3. Normality: The residuals (the differences between the observed values and the predicted values) should be normally distributed. This assumption is important because many statistical tests, including those used in linear regression, assume normality.

4. Normalization: The residuals (the differences between the observed values and the predicted values) should be normally distributed. This assumption is important because many statistical tests and comparisons in linear regression assume normality. 

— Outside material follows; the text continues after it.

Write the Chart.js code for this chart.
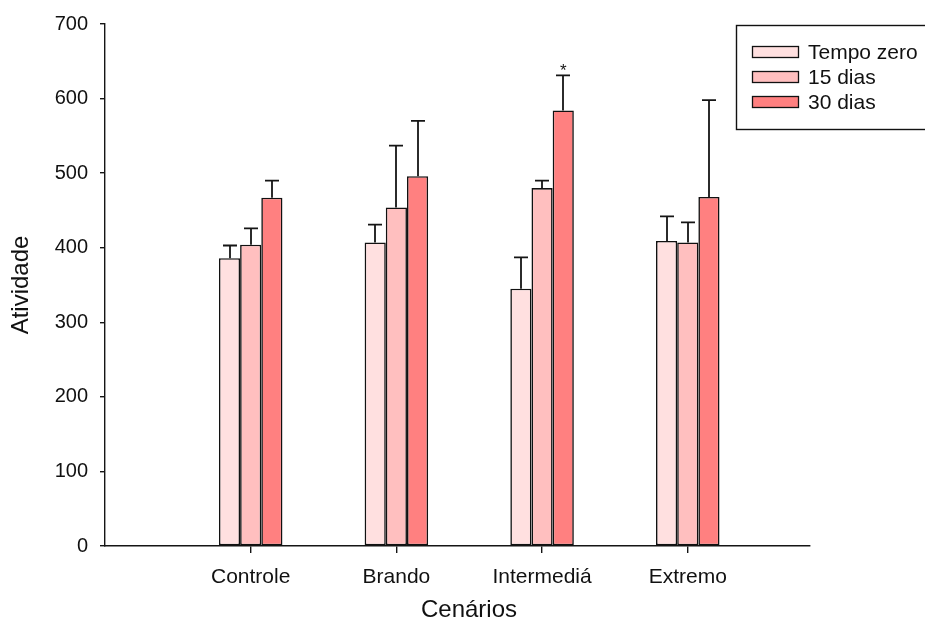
<!DOCTYPE html>
<html>
<head>
<meta charset="utf-8">
<script src="https://cdn.jsdelivr.net/npm/chart.js@4/dist/chart.umd.min.js"></script>
<style>
  html, body { margin: 0; padding: 0; background: #ffffff; }
  #wrap { width: 925px; height: 630px; }
</style>
</head>
<body>
<div id="wrap"><canvas id="c" width="925" height="630"></canvas></div>
<script>
// Scenarios on the x axis
const categories = ['Controle', 'Brando', 'Intermediá', 'Extremo'];
// Series names
const seriesNames = ['Tempo zero', '15 dias', '30 dias'];
// Mean activity per scenario
const tempoZero = [386, 407, 345, 409];
const dias15 = [404, 454, 480, 407];
const dias30 = [467, 496, 584, 468];
// Upper error (SD) per scenario
const errTempoZero = [17, 24, 42, 33];
const errDias15 = [22, 83, 10, 27];
const errDias30 = [23, 74, 47, 130];
// Significance markers: [scenario index, series index, text]
const marks = [[2, 2, '*']];
// Y tick values
const yTicks = [0, 100, 200, 300, 400, 500, 600, 700];
// Axis titles
const xTitle = 'Cenários';
const yTitle = 'Atividade';

const FONT = '"Liberation Sans", Arial, sans-serif';
const colors = ['#FFE0E0', '#FFBFBF', '#FF8080'];
const means = [tempoZero, dias15, dias30];
const errs = [errTempoZero, errDias15, errDias30];

const datasets = seriesNames.map((name, s) => ({
  label: name,
  data: means[s].map((v, i) => ({ x: i + 1, y: v })),
  backgroundColor: colors[s],
  borderColor: '#111111',
  borderWidth: 1.6,
  borderSkipped: false,
  categoryPercentage: 0.436,
  barPercentage: 1.0
}));

// Upper error bars with caps, plus significance text
const errorBars = {
  id: 'errorBars',
  afterDatasetsDraw(chart) {
    const ctx = chart.ctx;
    const yScale = chart.scales.y;
    ctx.save();
    ctx.strokeStyle = '#151515';
    ctx.lineWidth = 1.8;
    chart.data.datasets.forEach((ds, s) => {
      const meta = chart.getDatasetMeta(s);
      meta.data.forEach((bar, i) => {
        const top = yScale.getPixelForValue(means[s][i] + errs[s][i]);
        const x = Math.round(bar.x);
        ctx.beginPath();
        ctx.moveTo(x, bar.y);
        ctx.lineTo(x, top);
        ctx.moveTo(x - 7, top);
        ctx.lineTo(x + 7, top);
        ctx.stroke();
      });
    });
    ctx.fillStyle = '#151515';
    ctx.font = '17px ' + FONT;
    ctx.textAlign = 'center';
    ctx.textBaseline = 'alphabetic';
    marks.forEach(([i, s, t]) => {
      const bar = chart.getDatasetMeta(s).data[i];
      const top = yScale.getPixelForValue(means[s][i] + errs[s][i]);
      ctx.fillText(t, bar.x, top + 1);
    });
    ctx.restore();
  }
};

// Boxed legend in the upper right corner, and the x-axis title
const boxLegend = {
  id: 'boxLegend',
  afterDraw(chart) {
    const ctx = chart.ctx;
    ctx.save();
    ctx.strokeStyle = '#111111';
    ctx.lineWidth = 1.4;
    ctx.strokeRect(736.5, 25.5, 190, 104);
    ctx.font = '21px ' + FONT;
    ctx.textBaseline = 'middle';
    ctx.textAlign = 'left';
    chart.data.datasets.forEach((ds, s) => {
      const cy = 52 + s * 25;
      ctx.fillStyle = ds.backgroundColor;
      ctx.fillRect(752.5, cy - 5.5, 46, 11);
      ctx.strokeStyle = '#111111';
      ctx.lineWidth = 1.3;
      ctx.strokeRect(752.5, cy - 5.5, 46, 11);
      ctx.fillStyle = '#111111';
      ctx.fillText(ds.label, 808, cy + 1);
    });
    ctx.font = '24px ' + FONT;
    ctx.textAlign = 'center';
    ctx.fillText(xTitle, 469, 610);
    ctx.restore();
  }
};

new Chart(document.getElementById('c'), {
  type: 'bar',
  data: { datasets },
  options: {
    responsive: false,
    animation: false,
    events: [],
    layout: { padding: { top: 24, right: 115, left: 0, bottom: 0 } },
    plugins: { legend: { display: false }, tooltip: { enabled: false } },
    scales: {
      x: {
        type: 'linear',
        min: 0,
        max: 4.839,
        offset: false,
        afterBuildTicks(axis) {
          axis.ticks = categories.map((c, i) => ({ value: i + 1 }));
        },
        afterFit(axis) { axis.height = 84; },
        ticks: {
          autoSkip: false,
          maxRotation: 0,
          color: '#111111',
          font: { family: FONT, size: 21 },
          padding: 12,
          callback: (v) => categories[v - 1]
        },
        grid: { display: true, drawOnChartArea: false, offset: false, tickLength: 7, color: '#151515', lineWidth: 1.4 },
        border: { display: true, color: '#151515', width: 1.4 },
        title: { display: false }
      },
      y: {
        min: 0,
        max: 700,
        afterBuildTicks(axis) {
          axis.ticks = yTicks.map(v => ({ value: v }));
        },
        afterFit(axis) { axis.width = 105; },
        ticks: {
          color: '#111111',
          font: { family: FONT, size: 20 },
          padding: 12
        },
        grid: { display: true, drawOnChartArea: false, tickLength: 5, color: '#151515', lineWidth: 1.4 },
        border: { display: true, color: '#151515', width: 1.4 },
        title: {
          display: true,
          text: yTitle,
          color: '#111111',
          font: { family: FONT, size: 24 },
          padding: { top: 7, bottom: 0 }
        }
      }
    }
  },
  plugins: [errorBars, boxLegend]
});
</script>
</body>
</html>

## Implementation From Scratch
Suppose we want to predict the price of a house based on its square footage. We can use linear regression to find a linear equation that best fits the data. The linear equation can then be used to predict the price of a new house based on its square footage.

In [7]:
import numpy as np
import pandas as pd

#Generate simulated data on the sqaure footage and price of houses
square_footage = np.random.randint(1000, 3000, size=100)
price = 100000 + 500 * square_footage + np.random.randn(100) * 10000

#Create a dataframe to store the data
data = pd.DataFrame({
    'square_footage': square_footage,
    'price': price
})

data

Unnamed: 0,square_footage,price
0,2253,1.219895e+06
1,1523,8.676320e+05
2,2472,1.338827e+06
3,2440,1.323748e+06
4,2211,1.223805e+06
...,...,...
95,2381,1.285492e+06
96,1907,1.051109e+06
97,1507,8.740639e+05
98,2479,1.335870e+06


#### 1. calculate the mean and variance of the sqaure footage and price data

In [9]:
def calculate_mean_and_variance(data):
    """ Calculates the mean and variance of a Numpy array.
    Args: data: A Numpy array
    Returns: A tuple containing the meand and variance of the data.
    """

    mean = np.mean(data)
    variance = np.var(data)
    return mean, variance

square_footage_mean, square_footage_variance = calculate_mean_and_variance(data['square_footage'])
price_mean, price_variance = calculate_mean_and_variance(data['price'])

#### 2. calculate the covariance between the square footage and the price data.

In [None]:
def calculate_covariance(data_1, data_2):
    """Calculates the covariance between two Numpy arrays.
    Args: data_1: A Numpy array, data_2: A Numpy array
    Returns: The covariance of data_1 and data_2.
    """
    covariance = np.cov(data_1, data_2)[0][1]
    return covariance